Dr. Rachel Pain speaks at CUNY
Dr. Rachel Pain's talk "Bringing terrorism home: fear, security and domestic violence" will take place Wednesday, February 22nd, 11:45am-1:45pm at the CUNY Graduate Center.
“Bringing terrorism home: fear, security and domestic violence”
Dr. Rachel Pain, Department of Geography, Durham University, UK
Wednesday, February 22nd, 11:45am-1:45pm
CUNY Graduate Center
Environmental and Social Psychology, 6th Floor
365 Fifth Avenue, NY NY 10016
This event is free and open to the public!

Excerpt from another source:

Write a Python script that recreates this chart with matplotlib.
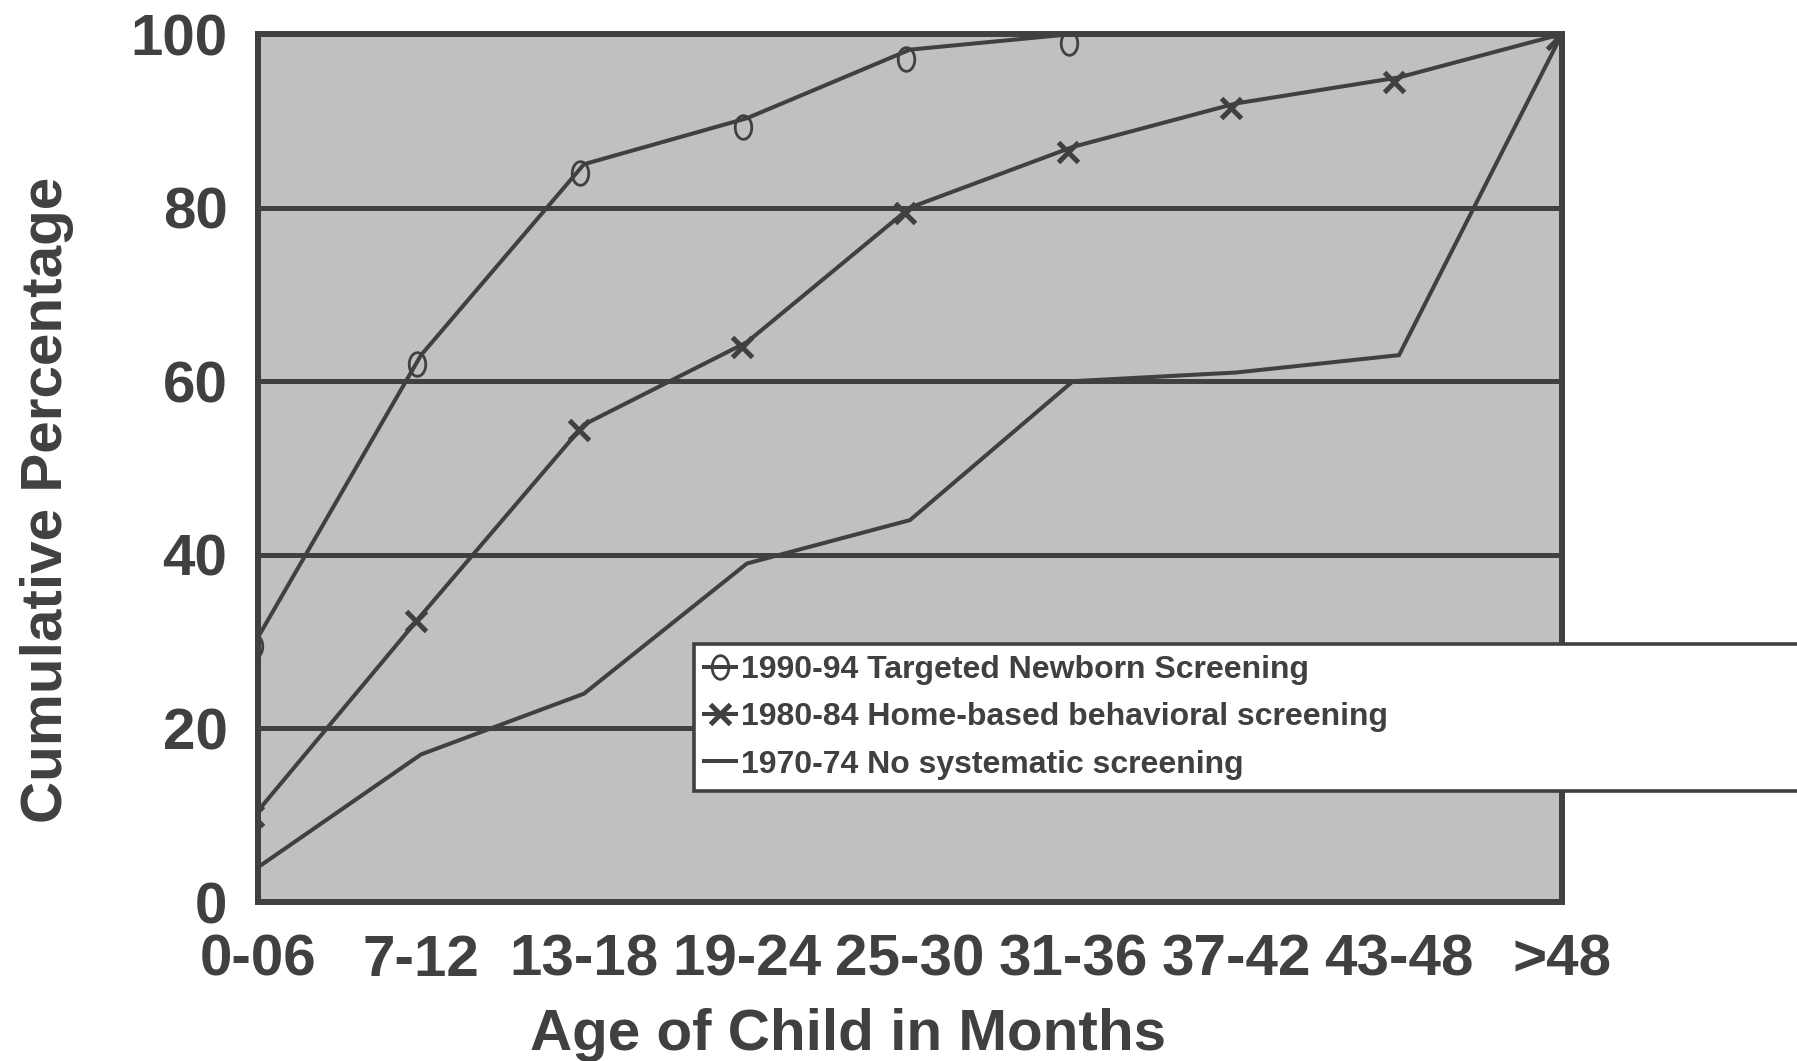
import matplotlib
matplotlib.use("Agg")
import matplotlib.pyplot as plt
import matplotlib.patches as patches
from matplotlib.lines import Line2D
from matplotlib.path import Path
from matplotlib import transforms
import numpy as np

# Données
age_groups = ["0-06", "7-12", "13-18", "19-24", "25-30", "31-36", "37-42", "43-48", ">48"]
screening_1990 = [30.5, 63, 85, 90.3, 98.2, 100]
screening_1980 = [10.5, 33, 55, 64.5, 80, 87, 92, 95, 100]
screening_1970 = [4, 17, 24, 39, 44, 60, 61, 63, 100]

labels = ["1990-94 Targeted Newborn Screening",
          "1980-84 Home-based behavioral screening",
          "1970-74 No systematic screening"]

dark = "#404040"
plt.rcParams['font.family'] = ['Liberation Sans', 'DejaVu Sans']
plt.rcParams['font.weight'] = 'bold'

# marqueur ovale (plus haut que large)
t = np.linspace(0, 2 * np.pi, 60)
oval = Path(np.column_stack([0.7 * np.cos(t), np.sin(t)]))

W, H = 1797, 1061
fig = plt.figure(figsize=(W / 100, H / 100), dpi=100)
ax = fig.add_axes([258 / W, 159 / H, 1304 / W, 868 / H])
ax.set_facecolor("#c0c0c0")

x = np.arange(len(age_groups))
line_kw = dict(color=dark, lw=2.9, solid_joinstyle='miter')
ax.plot(x[:len(screening_1990)], screening_1990, **line_kw)
ax.plot(x, screening_1980, **line_kw)
ax.plot(x, screening_1970, **line_kw)

# les marqueurs sont légèrement décalés par rapport aux sommets
off_o = transforms.offset_copy(ax.transData, fig=fig, x=-4, y=-9, units='dots')
off_x = transforms.offset_copy(ax.transData, fig=fig, x=-5, y=-5, units='dots')
ax.plot(x[:len(screening_1990)], screening_1990, ls='none', marker=oval, ms=17,
        mfc='none', mec=dark, mew=2.0, transform=off_o)
ax.plot(x, screening_1980, ls='none', marker='x', ms=14, mec=dark, mew=3.6,
        transform=off_x)

ax.set_xlim(0, 8)
ax.set_ylim(0, 100)
ax.set_xticks(x)
ax.set_xticklabels(age_groups)
ax.set_yticks([0, 20, 40, 60, 80, 100])
ax.tick_params(axis='x', length=0, pad=23, labelsize=42, colors=dark)
ax.tick_params(axis='y', length=0, pad=22, labelsize=42, colors=dark)
ax.yaxis.grid(True, color=dark, lw=3.6)
ax.set_axisbelow(True)
for s in ax.spines.values():
    s.set_color(dark)
    s.set_linewidth(4.3)

fig.text(848 / W, 1 - 1050 / H, "Age of Child in Months", ha='center', va='baseline',
         fontsize=42, color=dark, fontweight='bold')
fig.text(62 / W, 1 - 500 / H, "Cumulative Percentage", rotation=90, rotation_mode='anchor',
         ha='center', va='baseline', fontsize=42, color=dark, fontweight='bold')

# cadre de légende qui déborde à droite de la figure
rect = patches.Rectangle((694 / W, 270 / H), 1.0, 147 / H, transform=fig.transFigure,
                         fc='white', ec=dark, lw=2.6, zorder=4)
fig.add_artist(rect)

handles = [
    Line2D([], [], color=dark, lw=2.9, marker=oval, ms=17, mfc='none', mec=dark, mew=2.0),
    Line2D([], [], color=dark, lw=2.9, marker='x', ms=14, mec=dark, mew=3.6),
    Line2D([], [], color=dark, lw=2.9),
]
leg = fig.legend(handles, labels, loc='upper left', bbox_to_anchor=(704 / W, 1 - 655 / H),
                 frameon=False, fontsize=23, handlelength=1.0, handletextpad=0.15,
                 labelspacing=0.54, borderpad=0, borderaxespad=0, numpoints=1)
leg.set_zorder(5)
for txt in leg.get_texts():
    txt.set_color(dark)

plt.savefig("out.png", dpi=100)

In this paper, domestic violence is understood as everyday
terrorism. The effect of terrorism rests on its ability to exert some
control over everyday geographies. I focus on the ways in which emotions
have been understood to play a role in this coercion, by reviewing
ideas from medical, political and feminist science. Moving between
analysis of global terrorism and analysis of intimate partner violence
muddies the boundaries between forms of violence that are framed as
public, political and spectacular; and forms of violence that are framed
as private, apolitical and mundane. How do understandings of terror
change when fear is framed as having liberatory as well as oppressive
potential? Rather than identifying parallels, the aim is to explore the
diversity of geographies of terror, but at the same time to question the
different levels of academic, public and policy attention given to its
various forms. I will refer to emerging findings from research with
survivors that forefronts their analysis and agency.
This event is sponsored by the
Social-Personality and Environmental Psychology Programs; The Center for
Place, Culture, and Politics; Center for the Study of Women and
Society; Public Science Project; and the SpaceTime Research Collective
of The Graduate Center of the City University of New York (CUNY).